## LISTING
━━━━━━━━━━

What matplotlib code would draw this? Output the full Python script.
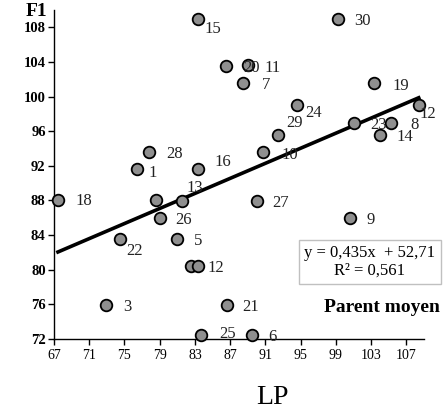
import numpy as np
import matplotlib
matplotlib.use('Agg')
import matplotlib.pyplot as plt

plt.rcParams['font.family'] = ['Liberation Serif', 'DejaVu Serif']

# individual values
labels = ['1', '3', '5', '6', '7', '8', '9', '10', '11', '12',
          '13', '14', '15', '16', '18', '19', '20', '21', '22', '23',
          '24', '25', '26', '27', '28', '29', '30', '12', '', '']
lp = [76.4, 72.9, 81.0, 89.5, 88.5, 105.3, 100.6, 90.7, 89.0, 108.4,
      81.5, 104.0, 83.4, 83.4, 67.45, 103.3, 86.5, 86.6, 74.5, 101.0,
      94.6, 83.7, 79.0, 90.0, 77.8, 92.4, 99.2, 82.5, 83.4, 78.6]
f1 = [91.6, 75.9, 83.6, 72.5, 101.6, 97.0, 86.0, 93.6, 103.6, 99.0,
      87.9, 95.6, 109.0, 91.6, 88.1, 101.6, 103.5, 75.9, 83.6, 97.0,
      99.0, 72.5, 86.0, 87.9, 93.6, 95.6, 109.0, 80.4, 80.4, 88.1]

slope, intercept, r2 = 0.435, 52.71, 0.561
x_ticks = [67, 71, 75, 79, 83, 87, 91, 95, 99, 103, 107]
y_ticks = [72, 76, 80, 84, 88, 92, 96, 100, 104, 108]

# label offsets in pixels (dx, dy), same order as the points
offsets = [(12, -4), (17, -2), (17, -2), (16, -2), (18, -2), (19, -2), (17, -2),
           (19, -3), (17, -3), (1, -9), (5, 13), (17, -2), (6, -10), (16, 7),
           (18, -1), (19, -3), (17, -2), (16, -2), (6, -12), (17, -2), (8, -8),
           (18, 1), (16, -2), (16, -2), (17, -2), (8, 12), (17, -2), (17, -2),
           (17, -2), (17, -2)]

fig = plt.figure(figsize=(4.45, 4.2), dpi=100)
ax = fig.add_axes([54 / 445, 1 - 339 / 420, 370 / 445, 329 / 420])

xs = np.array([min(lp), max(lp)])
ax.plot(xs, slope * xs + intercept, color='black', lw=2.6, zorder=2)

ax.scatter(lp, f1, s=70, c='#8f8f8f', edgecolors='black', linewidths=1.3,
           zorder=3, clip_on=False)

for lab, x, y, off in zip(labels, lp, f1, offsets):
    if lab:
        ax.annotate(lab, (x, y), xytext=off, textcoords='offset pixels',
                    ha='left', va='center', fontsize=12, color='#222222', zorder=4)

ax.set_xlim(67, 109)
ax.set_ylim(72, 110)
ax.set_xticks(x_ticks)
ax.set_yticks(y_ticks)
ax.tick_params(axis='x', labelsize=10, length=4, width=1, direction='out', pad=3)
ax.tick_params(axis='y', labelsize=10.5, length=4, width=1, direction='out', pad=2)
for t in ax.get_yticklabels():
    t.set_fontweight('bold')
for s in ['top', 'right']:
    ax.spines[s].set_visible(False)
for s in ['left', 'bottom']:
    ax.spines[s].set_linewidth(1)

fig.text(36 / 445, 1 - 11 / 420, 'F1', fontsize=14, fontweight='bold',
         ha='center', va='center')
fig.text(272 / 445, 1 - 397 / 420, 'LP', fontsize=20, ha='center', va='center')

eq = 'y = {}x  + {}\nR\u00b2 = {}'.format(f'{slope:.3f}'.replace('.', ','),
                                          f'{intercept:.2f}'.replace('.', ','),
                                          f'{r2:.3f}'.replace('.', ','))
fig.text(370 / 445, 1 - 262 / 420, eq,
         fontsize=12, ha='center', va='center', linespacing=1.1,
         bbox=dict(boxstyle='square,pad=0.35', fc='white', ec='#c0c0c0', lw=1))
fig.text(382 / 445, 1 - 307 / 420, 'Parent moyen', fontsize=14,
         fontweight='bold', ha='center', va='center')

fig.savefig('out.png', dpi=100)
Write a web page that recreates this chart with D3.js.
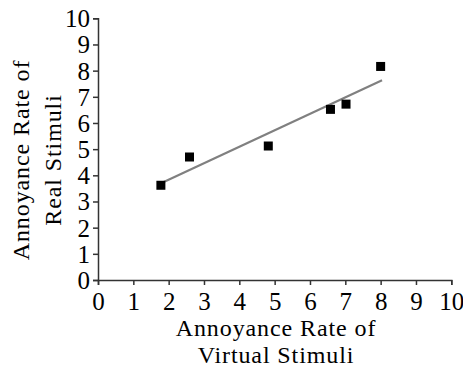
<!DOCTYPE html>
<html><head><meta charset="utf-8">
<script src="https://cdn.jsdelivr.net/npm/d3@7"></script>
<style>body{margin:0;background:#fff}</style>
</head><body>
<svg id="c" width="463" height="368"></svg>
<script>
const pointsX = [1.78, 2.59, 4.82, 6.58, 7.02, 8.0];
const pointsY = [3.62, 4.70, 5.12, 6.52, 6.72, 8.16];
const fitX = [1.8, 8.04];
const fitY = [3.71, 7.63];
const xTicks = [0,1,2,3,4,5,6,7,8,9,10];
const yTicks = [0,1,2,3,4,5,6,7,8,9,10];
const xTitle = ["Annoyance Rate of", "Virtual Stimuli"];
const yTitle = ["Annoyance Rate of", "Real Stimuli"];

const svg = d3.select("#c");
const x = d3.scaleLinear().domain([0,10]).range([98, 451.3]);
const y = d3.scaleLinear().domain([0,10]).range([280, 18.3]);
const font = "Liberation Serif, Times New Roman, serif";
const axisColor = "#333";

// minor ticks
const minor = d3.range(0.5, 10, 1);
const gx = svg.append("g").attr("transform", `translate(0,${y(0)})`);
gx.call(d3.axisBottom(x).tickValues(minor).tickSize(3).tickFormat(""));
gx.call(d3.axisBottom(x).tickValues(xTicks).tickSize(5).tickPadding(6).tickFormat(d3.format("d")));
gx.selectAll("path,line").attr("stroke", axisColor).attr("stroke-width", 1.5);
gx.selectAll("text").attr("font-family", font).attr("font-size", 25).attr("fill", "#000")
  .attr("dy", null).attr("y", 30);

const gy = svg.append("g").attr("transform", `translate(${x(0)},0)`);
gy.call(d3.axisLeft(y).tickValues(minor).tickSize(3).tickFormat(""));
gy.call(d3.axisLeft(y).tickValues(yTicks).tickSize(5).tickPadding(3).tickFormat(d3.format("d")));
gy.selectAll("path,line").attr("stroke", axisColor).attr("stroke-width", 1.5);
gy.selectAll("text").attr("font-family", font).attr("font-size", 25).attr("fill", "#000").attr("dy", "0.34em");
svg.selectAll(".domain").attr("stroke", axisColor).attr("stroke-width", 1.5);

// fit line
svg.append("path")
  .datum(fitX.map((v,i)=>[v, fitY[i]]))
  .attr("d", d3.line().x(d=>x(d[0])).y(d=>y(d[1])))
  .attr("stroke", "#808080").attr("stroke-width", 2.2).attr("fill", "none");

// points
const s = 9;
svg.append("g").selectAll("rect").data(pointsX.map((v,i)=>[v, pointsY[i]])).join("rect")
  .attr("x", d=>x(d[0]) - s/2).attr("y", d=>y(d[1]) - s/2)
  .attr("width", s).attr("height", s).attr("fill", "#000");

// x title
svg.append("g").selectAll("text").data(xTitle).join("text")
  .attr("x", 276).attr("y", (d,i)=>336 + i*27)
  .attr("text-anchor", "middle").attr("font-family", font).attr("font-size", 24)
  .attr("letter-spacing", "0.9px").attr("fill", "#000").text(d=>d);

// y title
svg.append("g").attr("transform", "translate(0,160) rotate(-90)")
  .selectAll("text").data(yTitle).join("text")
  .attr("x", 0).attr("y", (d,i)=>29 + i*32)
  .attr("text-anchor", "middle").attr("font-family", font).attr("font-size", 24)
  .attr("letter-spacing", "0.9px").attr("fill", "#000").text(d=>d);
</script>
</body></html>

━━━━━━━━━━

Only the lines from the top of the data through the line with "99.0, 72.5, 86.0, 87.9, 93.6, 95.6, 109.0, 80.4, 80.4, 88.1]" should be quoted, exactly and with both ends kept; skip the pictures.

## RESPONSE FOR THIS EXERCISE
What matplotlib code would draw this? Output the full Python script.
import numpy as np
import matplotlib
matplotlib.use('Agg')
import matplotlib.pyplot as plt

plt.rcParams['font.family'] = ['Liberation Serif', 'DejaVu Serif']

# individual values
labels = ['1', '3', '5', '6', '7', '8', '9', '10', '11', '12',
          '13', '14', '15', '16', '18', '19', '20', '21', '22', '23',
          '24', '25', '26', '27', '28', '29', '30', '12', '', '']
lp = [76.4, 72.9, 81.0, 89.5, 88.5, 105.3, 100.6, 90.7, 89.0, 108.4,
      81.5, 104.0, 83.4, 83.4, 67.45, 103.3, 86.5, 86.6, 74.5, 101.0,
      94.6, 83.7, 79.0, 90.0, 77.8, 92.4, 99.2, 82.5, 83.4, 78.6]
f1 = [91.6, 75.9, 83.6, 72.5, 101.6, 97.0, 86.0, 93.6, 103.6, 99.0,
      87.9, 95.6, 109.0, 91.6, 88.1, 101.6, 103.5, 75.9, 83.6, 97.0,
      99.0, 72.5, 86.0, 87.9, 93.6, 95.6, 109.0, 80.4, 80.4, 88.1]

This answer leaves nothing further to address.